Chapter 2: Confronting Scarcity: Choices in Production

Start Up: Tightening Security at the World’s Airports

Do you want safer air travel or not? While that question is seldom asked so bluntly, any person who travels by air can tell you that our collective answer has been “yes,” and it has been accompanied by increases in security and its associated costs at airports all over the world. Why? In short, “9/11.” Terrorists hijacked four U.S. commercial airliners on September 11, 2001, and the tragic results that followed led to a sharp tightening in airport security.

In an effort to prevent similar disasters, airport security officials scrutinize luggage and passengers more carefully than ever before. In the months following 9/11, delays of as much as three hours were common as agents tried to assure that no weapons or bombs could be smuggled onto another plane.

“What to produce?” is a fundamental economic question. Every economy must answer this question. Should it produce more education, better health care, improved transportation, a cleaner environment?
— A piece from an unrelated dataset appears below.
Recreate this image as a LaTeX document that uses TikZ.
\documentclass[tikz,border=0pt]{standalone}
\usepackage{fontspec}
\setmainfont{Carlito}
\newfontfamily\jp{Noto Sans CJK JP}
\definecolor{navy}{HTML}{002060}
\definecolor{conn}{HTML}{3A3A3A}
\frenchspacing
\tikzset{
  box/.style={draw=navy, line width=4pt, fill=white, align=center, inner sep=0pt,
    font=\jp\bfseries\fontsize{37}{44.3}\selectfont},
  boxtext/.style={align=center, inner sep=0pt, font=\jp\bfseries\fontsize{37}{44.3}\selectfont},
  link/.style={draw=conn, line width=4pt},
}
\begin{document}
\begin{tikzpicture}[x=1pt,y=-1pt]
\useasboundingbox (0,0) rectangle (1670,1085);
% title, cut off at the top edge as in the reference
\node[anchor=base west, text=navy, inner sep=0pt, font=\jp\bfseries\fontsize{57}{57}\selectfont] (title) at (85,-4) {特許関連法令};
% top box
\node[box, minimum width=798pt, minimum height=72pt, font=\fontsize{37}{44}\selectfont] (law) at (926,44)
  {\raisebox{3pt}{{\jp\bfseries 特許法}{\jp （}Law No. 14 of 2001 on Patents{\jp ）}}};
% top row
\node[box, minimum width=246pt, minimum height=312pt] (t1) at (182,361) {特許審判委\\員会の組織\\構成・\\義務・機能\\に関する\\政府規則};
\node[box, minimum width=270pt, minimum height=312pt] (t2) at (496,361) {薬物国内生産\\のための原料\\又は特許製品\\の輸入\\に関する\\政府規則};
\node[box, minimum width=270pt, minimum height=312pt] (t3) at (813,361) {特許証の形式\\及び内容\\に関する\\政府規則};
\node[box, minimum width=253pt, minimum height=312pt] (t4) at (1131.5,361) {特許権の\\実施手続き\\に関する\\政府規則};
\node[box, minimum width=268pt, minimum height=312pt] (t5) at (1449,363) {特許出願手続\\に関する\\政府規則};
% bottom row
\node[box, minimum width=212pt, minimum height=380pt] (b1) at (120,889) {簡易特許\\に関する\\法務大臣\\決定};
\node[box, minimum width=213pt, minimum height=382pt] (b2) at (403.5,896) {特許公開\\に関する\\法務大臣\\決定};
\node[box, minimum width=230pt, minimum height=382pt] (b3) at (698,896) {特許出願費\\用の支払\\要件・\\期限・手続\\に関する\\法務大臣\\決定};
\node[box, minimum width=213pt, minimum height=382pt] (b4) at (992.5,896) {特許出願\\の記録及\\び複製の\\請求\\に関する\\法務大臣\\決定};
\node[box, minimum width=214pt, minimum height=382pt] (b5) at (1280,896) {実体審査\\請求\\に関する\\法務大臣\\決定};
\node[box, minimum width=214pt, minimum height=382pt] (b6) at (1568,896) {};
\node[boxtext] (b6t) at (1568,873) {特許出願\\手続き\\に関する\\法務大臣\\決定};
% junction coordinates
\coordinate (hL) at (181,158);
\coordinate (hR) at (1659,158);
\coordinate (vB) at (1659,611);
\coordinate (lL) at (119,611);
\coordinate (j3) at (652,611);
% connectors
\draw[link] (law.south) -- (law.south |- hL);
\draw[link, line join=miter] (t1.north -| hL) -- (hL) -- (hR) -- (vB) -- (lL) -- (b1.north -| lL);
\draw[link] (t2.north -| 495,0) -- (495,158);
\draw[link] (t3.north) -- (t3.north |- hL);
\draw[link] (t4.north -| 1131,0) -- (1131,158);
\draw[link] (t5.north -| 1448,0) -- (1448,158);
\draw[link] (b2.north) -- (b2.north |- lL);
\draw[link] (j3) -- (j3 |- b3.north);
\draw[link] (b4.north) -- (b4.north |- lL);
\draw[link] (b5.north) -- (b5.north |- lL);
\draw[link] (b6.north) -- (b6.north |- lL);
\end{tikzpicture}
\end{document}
There are limits to what a nation can produce; deciding to produce more of one thing inevitably means producing less of something else. Individuals in much of the world, after the tragedy of 9/11, clearly were willing to give up time, and a fair amount of individual privacy, in an effort to obtain greater security. Nations and individual cities also devoted additional resources to police and other forms of protection in an effort to prevent tragedies such as 9/11. People all over the world chose to produce less of other goods in order to devote more resources to the production of greater security. And, as of early 2009, the choice to devote more resources to security had paid off; there had been no similar hijackings in the United States.

In this chapter we use our first model, the production possibilities model, to examine the nature of choices to produce more of some goods and less of others. As its name suggests, the production possibilities model shows the goods and services that an economy is capable of producing—its possibilities—given the factors of production and the technology it has available. The model specifies what it means to use resources fully and efficiently and suggests some important implications for international trade. We can also use the model to illustrate economic growth, a process that expands the set of production possibilities available to an economy.
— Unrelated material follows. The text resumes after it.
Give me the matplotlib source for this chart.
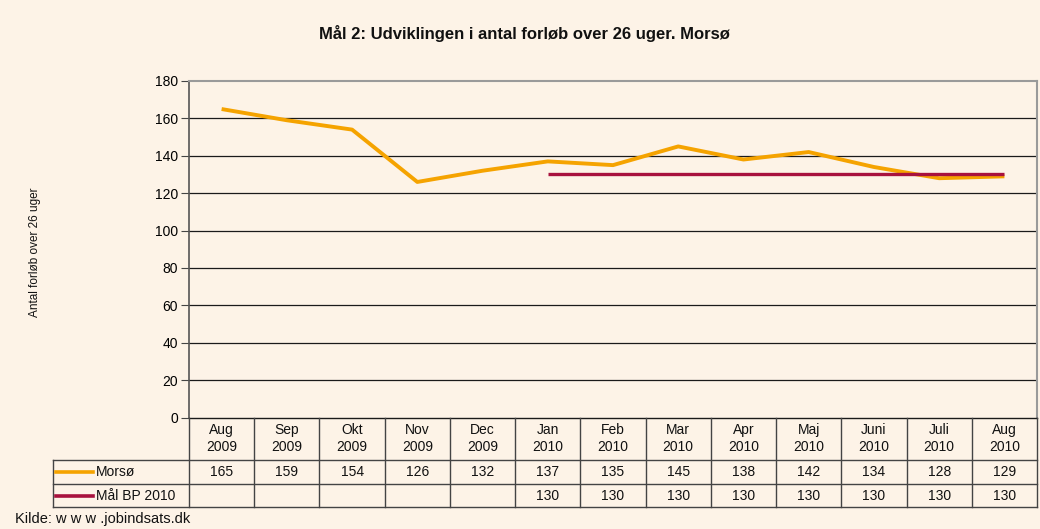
import matplotlib
matplotlib.use("Agg")
import matplotlib.pyplot as plt
from matplotlib.lines import Line2D

plt.rcParams['font.family'] = ['Liberation Sans', 'DejaVu Sans']

# ---- data ----
months = ['Aug\n2009', 'Sep\n2009', 'Okt\n2009', 'Nov\n2009', 'Dec\n2009',
          'Jan\n2010', 'Feb\n2010', 'Mar\n2010', 'Apr\n2010', 'Maj\n2010',
          'Juni\n2010', 'Juli\n2010', 'Aug\n2010']
morso = [165, 159, 154, 126, 132, 137, 135, 145, 138, 142, 134, 128, 129]
maal = [None, None, None, None, None, 130, 130, 130, 130, 130, 130, 130, 130]
series_names = ['Morsø', 'Mål BP 2010']
yticks = [0, 20, 40, 60, 80, 100, 120, 140, 160, 180]
title = 'Mål 2: Udviklingen i antal forløb over 26 uger. Morsø'
ylabel = 'Antal forløb over 26 uger'
source = 'Kilde: w w w .jobindsats.dk'

# ---- style ----
bg = '#FDF3E7'
c_morso = '#F5A300'
c_maal = '#A8123E'
W, H = 1040, 529

fig = plt.figure(figsize=(W / 100, H / 100), dpi=100, facecolor=bg)

# plot area in pixel bounds
pl, pr, pt, pb = 189, 1037, 81, 417.5
ax = fig.add_axes([pl / W, (H - pb) / H, (pr - pl) / W, (pb - pt) / H])
ax.set_facecolor(bg)
n = len(months)
xs = list(range(n))
ax.set_xlim(-0.5, n - 0.5)
ax.set_ylim(0, 180)
ax.set_yticks(yticks)
ax.tick_params(axis='y', labelsize=10, length=6, width=0.8, color='#444444', pad=2)
ax.set_xticks([])
for v in yticks[1:-1]:
    ax.axhline(v, color='#1a1a1a', lw=0.9, zorder=1)
for s in ['top', 'right']:
    ax.spines[s].set_color('#9a9a9a')
    ax.spines[s].set_linewidth(1.5)
ax.spines['left'].set_color('#555555')
ax.spines['left'].set_linewidth(1.2)
ax.spines['bottom'].set_color('#1a1a1a')
ax.spines['bottom'].set_linewidth(1.0)

ax.plot(xs, morso, color=c_morso, lw=2.8, solid_capstyle='butt', zorder=3)
mx = [x for x, v in zip(xs, maal) if v is not None]
my = [v for v in maal if v is not None]
ax.plot(mx, my, color=c_maal, lw=2.4, solid_capstyle='butt', zorder=4)

# ---- data table ----
tl, tb = 53, 507
colw = (pr - pl) / n
tax = fig.add_axes([tl / W, (H - tb) / H, (pr - tl) / W, (tb - pb) / H])
tax.set_xlim(-0.5 - (pl - tl) / colw, n - 0.5)
tax.set_ylim(0, tb - pb)
tax.axis('off')
tax.patch.set_alpha(0)
x0 = -0.5 - (pl - tl) / colw
r1, r2, top = 23, 47, tb - pb
lc = '#444444'
lw = 1.0
tax.plot([x0, n - 0.5], [0, 0], color=lc, lw=lw, clip_on=False)
tax.plot([x0, n - 0.5], [r1, r1], color=lc, lw=lw, clip_on=False)
tax.plot([x0, n - 0.5], [r2, r2], color=lc, lw=lw, clip_on=False)
tax.plot([x0, x0], [0, r2], color=lc, lw=lw, clip_on=False)
for i in range(n + 1):
    tax.plot([i - 0.5, i - 0.5], [0, top], color=lc, lw=lw, clip_on=False)

fs = 10
for i, m in enumerate(months):
    tax.text(i, (r2 + top) / 2, m, ha='center', va='center', fontsize=fs,
             linespacing=1.3, color='#111111')
    tax.text(i, (r1 + r2) / 2, str(morso[i]), ha='center', va='center',
             fontsize=fs, color='#111111')
    if maal[i] is not None:
        tax.text(i, r1 / 2, str(maal[i]), ha='center', va='center',
                 fontsize=fs, color='#111111')

# legend keys in table
kx0 = x0 + 3 / colw
kx1 = x0 + 40 / colw
tx = x0 + 43 / colw
for yy, col, name in [((r1 + r2) / 2, c_morso, series_names[0]),
                      (r1 / 2, c_maal, series_names[1])]:
    tax.add_line(Line2D([kx0, kx1], [yy, yy], color=col, lw=2.6, clip_on=False))
    tax.text(tx, yy, name, ha='left', va='center', fontsize=fs, color='#111111')

# ---- texts ----
fig.text(524 / W, 1 - 33 / H, title, ha='center', va='center',
         fontsize=12, fontweight='bold', color='#111111')
fig.text(35 / W, 1 - 252 / H, ylabel, rotation=90, ha='center', va='center',
         fontsize=8.5, color='#111111')
fig.text(15 / W, 1 - 519 / H, source, ha='left', va='center',
         fontsize=10.5, color='#111111')

fig.savefig('out.png', dpi=100, facecolor=bg)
We then turn to an examination of the type of economic system in which choices are made. An economic system is the set of rules that define how an economy’s resources are to be owned and how decisions about their use are to be made. We will see that economic systems differ in terms of how they answer the fundamental economic questions. Many of the world’s economic systems, including the systems that prevail in North America, Europe, and much of Asia and Central and South America, rely on individuals operating in a market economy to make those choices. Other economic systems, including those of Cuba and North Korea today and historically those of the former Soviet Union, Soviet bloc countries, and China, rely—or relied—on government to make these choices. Different economic systems result in different sets of choices and thus different outcomes; the fact that market economies generally outperform the others when it comes to providing more of the things that people want helps to explain the dramatic shift from government-dominated toward market-dominated economic systems that has occurred throughout the world in the past 25 years. The chapter concludes with an examination of the role of government in an economy that relies chiefly on markets to allocate goods and services.